III. METTRE À DISPOSITION DES LYCÉENS UN SERVICE PUBLIC AMBITIEUX DE L'ACCOMPAGNEMENT À L'ORIENTATION : LE PENDANT INDISPENSABLE À PARCOURSUP ET À LA RÉFORME DU LYCÉE

A. UN ACCOMPAGNEMENT À L'ORIENTATION DES LYCÉENS INÉGALITAIRE ET HÉTÉROGÈNE

Des travaux de recherche sur Parcoursup et, plus globalement, sur l'orientation au lycée, qui ont été présentés au rapporteur en audition15(*), il ressort clairement que tous les élèves ne disposent pas du même capital de conseil et d'accompagnement. Le poids du milieu socio-culturel familial sur les aspirations d'études et sur l'accompagnement à la construction du projet d'orientation est très important. Plus la catégorie socio-professionnelle des parents (CSP) est élevée, plus leur mobilisation pour aider l'enfant dans son choix d'orientation augmente. Une étude révèle ainsi que dans les familles appartenant aux CSP+, 80 % des élèves font appel à leurs proches pour les conseiller dans la maturation de leur projet d'études.

À ces inégalités sociales familiales viennent s'ajouter des inégalités dans la qualité et l'intensité du service d'accompagnement à l'orientation mis en place par les lycées. Les recherches menées sur le sujet montrent que les pratiques de suivi des élèves pour leur orientation sont en effet très hétérogènes d'un établissement à l'autre. Alors que certains sont particulièrement impliqués, d'autres renvoient davantage cette question aux familles. Cette hétérogénéité des politiques d'accompagnement à l'orientation s'exprime à trois niveaux :

· au niveau de la précocité du service délivré : certains établissements, notamment ceux situés dans un environnement social favorisé, mettent en place un accompagnement à l'orientation dès la dernière année de collège ou dès la seconde, alors que d'autres, généralement moins favorisés socialement, attendent l'année de première voire de terminale ;

· au niveau de l'intensité de l'accompagnement : c'est également dans les établissements les plus favorisés que le suivi des élèves apparaît beaucoup plus serré et régulier que dans les établissements qui le sont moins ;

· au niveau de sa qualité : dans les lycées favorisés, le service d'accompagnement est aussi plus individualisé, alors qu'il repose davantage sur des pratiques collectives dans les lycées moins favorisés.

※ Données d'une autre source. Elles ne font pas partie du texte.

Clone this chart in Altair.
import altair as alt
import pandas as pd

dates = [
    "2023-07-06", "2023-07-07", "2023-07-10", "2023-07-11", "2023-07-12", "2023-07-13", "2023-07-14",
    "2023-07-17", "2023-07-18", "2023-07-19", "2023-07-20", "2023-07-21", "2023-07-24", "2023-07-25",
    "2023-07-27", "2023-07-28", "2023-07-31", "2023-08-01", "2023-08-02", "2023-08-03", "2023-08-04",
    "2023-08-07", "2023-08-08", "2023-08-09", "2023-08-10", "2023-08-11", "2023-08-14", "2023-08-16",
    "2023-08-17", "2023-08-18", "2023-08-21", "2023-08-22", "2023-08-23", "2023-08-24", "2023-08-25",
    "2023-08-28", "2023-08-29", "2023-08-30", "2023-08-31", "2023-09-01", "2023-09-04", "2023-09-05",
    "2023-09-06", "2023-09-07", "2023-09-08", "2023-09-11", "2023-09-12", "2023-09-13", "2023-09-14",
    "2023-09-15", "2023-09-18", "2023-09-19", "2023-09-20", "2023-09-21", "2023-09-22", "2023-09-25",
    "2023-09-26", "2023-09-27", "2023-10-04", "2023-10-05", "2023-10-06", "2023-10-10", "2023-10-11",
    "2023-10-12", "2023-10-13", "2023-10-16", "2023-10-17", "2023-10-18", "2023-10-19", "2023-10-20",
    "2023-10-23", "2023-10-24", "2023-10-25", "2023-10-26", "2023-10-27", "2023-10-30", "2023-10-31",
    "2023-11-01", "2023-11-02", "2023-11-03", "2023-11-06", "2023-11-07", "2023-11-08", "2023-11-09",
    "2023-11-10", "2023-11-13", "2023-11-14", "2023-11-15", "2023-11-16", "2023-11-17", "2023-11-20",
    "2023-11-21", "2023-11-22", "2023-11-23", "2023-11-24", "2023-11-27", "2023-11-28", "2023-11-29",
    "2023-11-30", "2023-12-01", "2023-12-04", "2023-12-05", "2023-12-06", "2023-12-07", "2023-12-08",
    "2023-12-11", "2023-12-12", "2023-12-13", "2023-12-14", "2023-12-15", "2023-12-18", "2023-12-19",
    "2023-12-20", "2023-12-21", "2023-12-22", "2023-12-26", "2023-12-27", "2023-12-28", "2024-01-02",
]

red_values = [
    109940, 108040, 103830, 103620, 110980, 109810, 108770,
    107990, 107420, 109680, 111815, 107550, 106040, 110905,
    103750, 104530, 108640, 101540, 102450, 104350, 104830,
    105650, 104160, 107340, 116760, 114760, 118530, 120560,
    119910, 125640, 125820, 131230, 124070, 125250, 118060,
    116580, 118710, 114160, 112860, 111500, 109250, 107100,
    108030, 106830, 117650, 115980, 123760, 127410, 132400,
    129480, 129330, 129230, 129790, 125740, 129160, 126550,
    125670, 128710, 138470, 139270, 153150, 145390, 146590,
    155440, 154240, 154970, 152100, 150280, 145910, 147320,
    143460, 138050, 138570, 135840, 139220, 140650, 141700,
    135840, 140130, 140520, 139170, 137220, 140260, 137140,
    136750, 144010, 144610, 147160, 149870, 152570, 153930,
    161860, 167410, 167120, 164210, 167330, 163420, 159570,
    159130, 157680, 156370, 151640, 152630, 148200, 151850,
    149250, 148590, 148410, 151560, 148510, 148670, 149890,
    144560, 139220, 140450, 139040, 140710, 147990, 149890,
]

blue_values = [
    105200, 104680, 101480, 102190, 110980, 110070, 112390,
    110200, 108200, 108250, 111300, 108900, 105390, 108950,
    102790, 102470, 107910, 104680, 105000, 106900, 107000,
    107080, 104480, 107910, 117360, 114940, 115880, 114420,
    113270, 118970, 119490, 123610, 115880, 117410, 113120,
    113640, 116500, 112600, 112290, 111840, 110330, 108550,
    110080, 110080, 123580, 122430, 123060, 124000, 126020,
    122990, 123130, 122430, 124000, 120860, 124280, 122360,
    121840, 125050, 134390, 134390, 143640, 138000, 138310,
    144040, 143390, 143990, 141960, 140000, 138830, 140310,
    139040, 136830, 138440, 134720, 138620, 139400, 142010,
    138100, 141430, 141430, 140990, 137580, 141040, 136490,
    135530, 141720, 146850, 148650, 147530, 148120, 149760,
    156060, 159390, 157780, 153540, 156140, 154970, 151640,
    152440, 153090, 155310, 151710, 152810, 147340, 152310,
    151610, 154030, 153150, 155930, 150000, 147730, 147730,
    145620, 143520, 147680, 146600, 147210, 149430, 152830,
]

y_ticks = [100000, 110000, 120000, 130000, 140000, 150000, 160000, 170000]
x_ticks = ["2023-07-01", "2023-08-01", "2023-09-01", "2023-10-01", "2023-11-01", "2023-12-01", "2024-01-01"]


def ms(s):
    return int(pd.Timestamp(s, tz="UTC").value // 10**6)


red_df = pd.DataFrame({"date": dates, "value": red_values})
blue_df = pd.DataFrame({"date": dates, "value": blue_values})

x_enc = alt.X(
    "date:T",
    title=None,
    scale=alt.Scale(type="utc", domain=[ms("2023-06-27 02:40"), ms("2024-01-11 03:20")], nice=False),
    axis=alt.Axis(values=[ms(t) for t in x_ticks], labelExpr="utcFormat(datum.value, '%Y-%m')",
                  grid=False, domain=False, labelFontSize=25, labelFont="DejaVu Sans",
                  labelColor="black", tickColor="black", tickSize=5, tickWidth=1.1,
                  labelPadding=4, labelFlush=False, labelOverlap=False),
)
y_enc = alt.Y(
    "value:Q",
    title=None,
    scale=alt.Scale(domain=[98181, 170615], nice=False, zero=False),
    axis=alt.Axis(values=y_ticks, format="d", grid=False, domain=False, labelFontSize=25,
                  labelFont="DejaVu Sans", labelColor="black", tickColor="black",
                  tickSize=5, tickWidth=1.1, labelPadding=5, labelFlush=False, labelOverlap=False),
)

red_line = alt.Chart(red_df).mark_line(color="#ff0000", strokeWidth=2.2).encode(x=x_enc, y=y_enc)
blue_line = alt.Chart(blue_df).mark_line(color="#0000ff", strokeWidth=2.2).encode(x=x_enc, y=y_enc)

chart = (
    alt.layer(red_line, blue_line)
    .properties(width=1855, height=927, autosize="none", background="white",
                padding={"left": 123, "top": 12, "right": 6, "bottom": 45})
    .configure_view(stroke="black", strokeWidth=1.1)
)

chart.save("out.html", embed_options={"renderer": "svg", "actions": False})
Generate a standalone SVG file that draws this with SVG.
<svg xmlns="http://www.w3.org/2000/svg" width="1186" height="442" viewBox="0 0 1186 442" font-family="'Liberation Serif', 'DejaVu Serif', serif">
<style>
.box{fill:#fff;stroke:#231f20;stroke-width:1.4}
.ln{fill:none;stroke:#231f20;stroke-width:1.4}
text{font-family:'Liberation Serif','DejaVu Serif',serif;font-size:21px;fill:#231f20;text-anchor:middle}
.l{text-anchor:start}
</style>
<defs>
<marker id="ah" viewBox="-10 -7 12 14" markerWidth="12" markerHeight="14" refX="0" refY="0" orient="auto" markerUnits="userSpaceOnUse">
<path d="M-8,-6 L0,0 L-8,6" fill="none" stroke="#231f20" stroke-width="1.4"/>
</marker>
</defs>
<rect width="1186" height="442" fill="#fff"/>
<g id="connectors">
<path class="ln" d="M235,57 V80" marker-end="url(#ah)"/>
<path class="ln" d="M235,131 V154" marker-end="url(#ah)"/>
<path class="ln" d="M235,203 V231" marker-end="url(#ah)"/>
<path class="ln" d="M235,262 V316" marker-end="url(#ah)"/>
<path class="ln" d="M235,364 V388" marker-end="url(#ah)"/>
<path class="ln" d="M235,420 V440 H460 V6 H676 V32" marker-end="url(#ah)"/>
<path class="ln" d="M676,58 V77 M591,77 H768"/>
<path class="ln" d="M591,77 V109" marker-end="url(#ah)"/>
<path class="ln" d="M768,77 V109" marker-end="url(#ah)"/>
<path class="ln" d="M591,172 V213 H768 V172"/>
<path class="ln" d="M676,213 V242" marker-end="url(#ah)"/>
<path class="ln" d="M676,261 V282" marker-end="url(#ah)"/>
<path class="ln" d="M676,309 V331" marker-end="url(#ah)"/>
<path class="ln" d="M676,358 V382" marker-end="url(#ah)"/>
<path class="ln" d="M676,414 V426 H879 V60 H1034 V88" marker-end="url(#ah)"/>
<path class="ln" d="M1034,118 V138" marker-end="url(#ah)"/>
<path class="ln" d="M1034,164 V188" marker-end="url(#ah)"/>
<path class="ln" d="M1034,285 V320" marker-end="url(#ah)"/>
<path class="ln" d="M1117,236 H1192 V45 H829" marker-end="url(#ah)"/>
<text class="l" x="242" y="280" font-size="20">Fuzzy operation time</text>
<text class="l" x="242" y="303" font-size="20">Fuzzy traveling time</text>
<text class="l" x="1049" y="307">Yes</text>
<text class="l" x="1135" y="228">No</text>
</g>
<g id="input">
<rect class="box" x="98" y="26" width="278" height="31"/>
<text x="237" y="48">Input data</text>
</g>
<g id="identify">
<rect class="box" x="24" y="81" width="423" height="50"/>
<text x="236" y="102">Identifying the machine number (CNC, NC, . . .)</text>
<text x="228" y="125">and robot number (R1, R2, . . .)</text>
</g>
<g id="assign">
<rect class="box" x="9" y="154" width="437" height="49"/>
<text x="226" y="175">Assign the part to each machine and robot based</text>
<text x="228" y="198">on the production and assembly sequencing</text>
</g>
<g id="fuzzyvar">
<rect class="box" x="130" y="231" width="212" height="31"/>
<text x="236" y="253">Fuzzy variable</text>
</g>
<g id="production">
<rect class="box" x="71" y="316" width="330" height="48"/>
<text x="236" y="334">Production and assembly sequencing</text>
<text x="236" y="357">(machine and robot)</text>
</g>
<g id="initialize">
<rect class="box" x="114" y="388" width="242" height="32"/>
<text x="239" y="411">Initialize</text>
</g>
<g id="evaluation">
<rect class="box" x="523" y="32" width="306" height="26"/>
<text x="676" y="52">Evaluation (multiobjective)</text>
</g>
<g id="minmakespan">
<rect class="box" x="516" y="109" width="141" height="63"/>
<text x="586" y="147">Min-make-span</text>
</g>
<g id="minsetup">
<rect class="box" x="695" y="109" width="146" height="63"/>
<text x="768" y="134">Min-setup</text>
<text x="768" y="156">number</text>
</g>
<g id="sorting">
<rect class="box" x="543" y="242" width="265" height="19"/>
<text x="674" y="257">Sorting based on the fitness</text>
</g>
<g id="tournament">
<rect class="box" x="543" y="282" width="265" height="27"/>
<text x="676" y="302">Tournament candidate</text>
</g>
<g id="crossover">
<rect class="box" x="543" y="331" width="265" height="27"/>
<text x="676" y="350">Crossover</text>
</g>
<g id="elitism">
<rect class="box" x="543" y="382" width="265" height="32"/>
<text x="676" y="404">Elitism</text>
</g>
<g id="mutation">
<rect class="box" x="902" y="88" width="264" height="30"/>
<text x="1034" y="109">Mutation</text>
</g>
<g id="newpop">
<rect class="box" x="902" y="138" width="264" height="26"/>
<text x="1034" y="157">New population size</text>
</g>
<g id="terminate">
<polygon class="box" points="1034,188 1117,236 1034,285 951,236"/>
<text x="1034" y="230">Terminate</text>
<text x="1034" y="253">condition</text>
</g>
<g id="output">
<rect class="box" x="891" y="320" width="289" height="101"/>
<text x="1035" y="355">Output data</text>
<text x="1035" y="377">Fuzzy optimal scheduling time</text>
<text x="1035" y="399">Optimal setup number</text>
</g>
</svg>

Les raisons à cette hétérogénéité sont multiples : caractéristiques de l'ancrage social et territorial de l'établissement, degré d'implication plus ou moins grand des enseignants, notamment des professeurs principaux (facteur dépendant lui-même des incitations dont ces derniers peuvent bénéficier), effectifs plus ou moins importants des autres professionnels scolaires (conseillers d'orientation, psychologues scolaires, conseillers principaux d'éducation)...

Le rapporteur alerte sur le fait que les lacunes et l'hétérogénéité du service public de l'accompagnement à l'orientation au lycée alimentent l'essor d'un marché privé. Même si celui-ci est, à ce jour, difficilement quantifiable, plusieurs études font état de signaux très dynamiques comme l'augmentation du nombre de structures privées proposant des services de coaching scolaire ou la présence de plus en plus importante de ces entreprises dans les salons d'orientation. Or le développement de ce secteur privé de l'accompagnement à l'orientation contribue à aggraver les inégalités sociales entre lycéens, puisqu'y ont majoritairement recours ceux issus de milieux favorisés, compte tenu des tarifs pratiqués.


* 15 Mmes Marie-Paule Couto et Marion Valarcher, sociologues, autrices de l'étude « La motivation au pied de la lettre. Construction et expression des aspirations scolaires sur Parcoursup » ; Mme Agnès Van Zanten, sociologue de l'éducation, directrice de recherche CNRS/Sciences Po/Centre de recherche sur les inégalités sociales (CRIS) ; Mme Anne-Claudine Oller, sociologue, autrice du livre « Le coaching scolaire. Un marché de la réalisation de soi ».